The Rush Hour
By Luann Rogers
I'm in a hurry to get things done. I rush and rush until life's no fun. All I really gotta do is live and die, but I'm in a hurry and don't know why" (country and western song).
We all - wives, mothers, employees - feel these sentiments at times. Why are we in a hurry, and why do we fill our schedules and say no to good works and Christian service?
We have a saying at home when someone is late: "They are running on Irish time." During a gospel meeting in Northern Ireland we were amazed and refreshed by the casual attitude of our Irish brethren toward time. Sunday morning worship started 30 minutes late. When we asked why, we learned that "everyone wasn't here yet." They were waiting on a sister who they knew would be there.
Rushing around seems to be an American trait. Since women entered the labor force in large numbers, we think our calendars must he filled with activities (husband's, children's, and our own).
We never have an "unplanned" moment. An endless stream of books and seminars (including some in the church) propose to teach us "time and stress management." I propose that if we did not struggle to fill every waking moment with specific duties and tasks to accomplish, we would have no stress to manage.
Don't get me wrong. Planning is good. I know from personal experience that as children grow and our husband becomes busier, you have to make plans to keep everyone "on track." This is true whether you work in or out of the home.
Something is wrong, though, when we schedule for the sake of scheduling and the schedule becomes our God.
We have no time to help our children's school teachers. We have no time to help our neighbors. We have no time to teach the lost. We have no time to feed the hungry. We have no time to study the Bible, or even to pray. We have no time because we are too busy scheduling our time.
We teach ourselves to say no, when we should be saying yes. Good works are the very reason for our creation and recreation. We are "created in Christ Jesus unto good works, which God hath before ordained that we should walk in them" (Eph. 2:10).
"Priorities" is an important word for godly women. We know the Scripture says "seek ye first the kingdom of God and his righteousness" (Matt. 6:33).
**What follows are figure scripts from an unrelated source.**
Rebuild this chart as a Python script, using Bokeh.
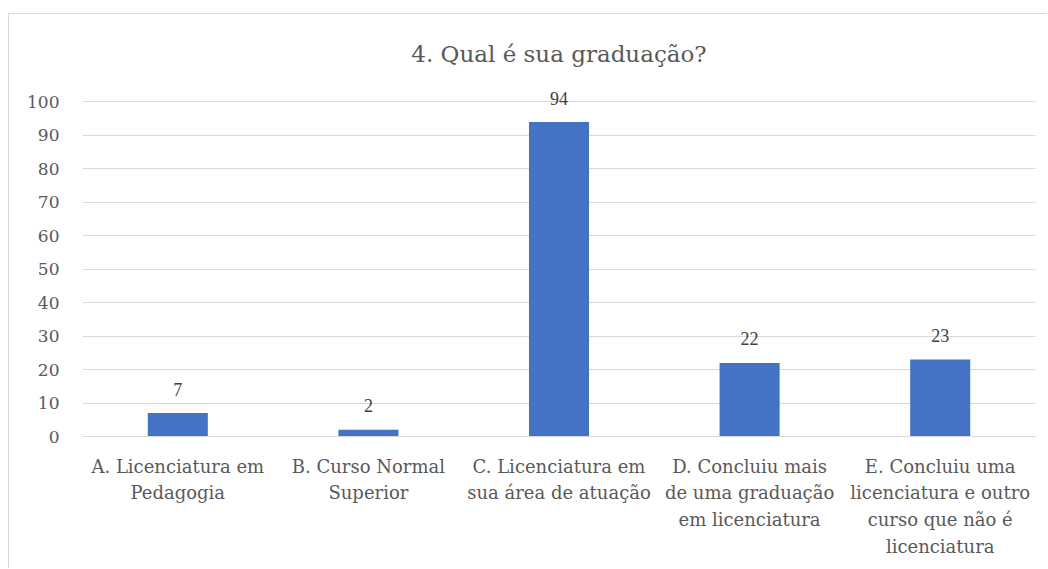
from bokeh.plotting import figure
from bokeh.models import ColumnDataSource, FixedTicker, Range1d, LabelSet
from bokeh.embed import file_html
from bokeh.resources import INLINE

category_labels = [
    "A. Licenciatura em\nPedagogia",
    "B. Curso Normal\nSuperior",
    "C. Licenciatura em\nsua área de atuação",
    "D. Concluiu mais\nde uma graduação\nem licenciatura",
    "E. Concluiu uma\nlicenciatura e outro\ncurso que não é\nlicenciatura",
]
counts = [7, 2, 94, 22, 23]
y_ticks = [0, 10, 20, 30, 40, 50, 60, 70, 80, 90, 100]

FONT = "DejaVu Serif"

src = ColumnDataSource(dict(cat=category_labels, val=counts, lab=[str(v) for v in counts]))

p = figure(
    x_range=category_labels,
    y_range=Range1d(0, 110),
    width=1039, height=555,
    output_backend="svg", toolbar_location=None,
    min_border_left=73, min_border_right=13,
    min_border_top=54, min_border_bottom=133,
    title="4. Qual é sua graduação?",
)
p.styles = {"margin-left": "8px", "margin-top": "13px",
            "border-top": "1px solid #d9d9d9", "border-left": "1px solid #d9d9d9"}
p.outline_line_color = None
p.background_fill_color = "white"
p.border_fill_color = "white"

p.title.align = "center"
p.title.text_font = FONT
p.title.text_font_size = "23px"
p.title.text_font_style = "normal"
p.title.text_color = "#595959"
p.title.standoff = 4

p.vbar(x="cat", top="val", width=0.315, source=src, color="#4472C4", line_color=None)
labels = LabelSet(x="cat", y="val", text="lab", source=src, text_align="center",
                  text_baseline="middle", y_offset=24, text_font=FONT,
                  text_font_size="18px", text_color="#404040")
p.add_layout(labels)

p.xgrid.grid_line_color = None
p.ygrid.grid_line_color = "#d9d9d9"
p.ygrid.grid_line_width = 1
p.ygrid.ticker = FixedTicker(ticks=y_ticks)

p.yaxis.ticker = FixedTicker(ticks=y_ticks)
p.yaxis.axis_line_color = None
p.yaxis.major_tick_line_color = None
p.yaxis.minor_tick_line_color = None
p.yaxis.major_label_text_font = FONT
p.yaxis.major_label_text_font_size = "17px"
p.yaxis.major_label_text_color = "#595959"
p.yaxis.major_label_standoff = 17

p.xaxis.axis_line_color = "#d9d9d9"
p.xaxis.major_tick_line_color = None
p.xaxis.minor_tick_line_color = None
p.xaxis.major_label_text_font = FONT
p.xaxis.major_label_text_font_size = "18px"
p.xaxis.major_label_text_color = "#595959"
p.xaxis.major_label_text_line_height = 1.28
p.xaxis.major_label_standoff = 13

open("out.html", "w").write(file_html(p, INLINE))
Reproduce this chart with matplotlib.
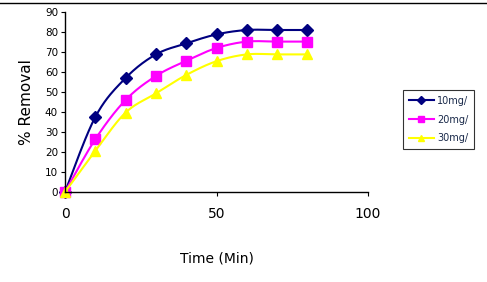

Are we like the Israelites who asked for a king when they needed a prophet? Are we busy planning, organizing-scheduling-when we ought to be working? You will not have a second chance to visit that friend in the hospital, or fix food for a funeral. When your husband needs attention and affection, are you too busy or too tired for him? We must follow Psalm 46:1 which tells us to "Be still, and know that I am God."
Why are we in such a hurry? And what are we in a hurry about? Do you suppose Dorcas ever told someone she was too busy? "Be not weary in well doing" (Gal. 6:9), but be weary of busy work that has no real purpose.
A sure sign that our schedules are too full is when we have no time for family. Your husband should be your most valued treasure; put your marriage above everything. Let us never be so schedule-bound that we have no time for impulse.
If I can't find the time to mop the floor, who will remember or care?
A final and important result of a hurried life is that we neglect ourselves. We need rest and reflection. Stress and anxiety go hand-in-hand with a tight schedule. When we use our emotional reserves in "keeping busy" tempers are short, others are hurt by harsh words and actions, and we make mistakes.
Jesus and his apostles needed to rest and reflect at times. They got away from the crowd on occasion (Mark 6:31). If we have no retreat time for ourselves, we rob God.
The household revolves around wife and mother. The husband is the head, but the mother sets the tone and atmosphere - whether for good or for ill.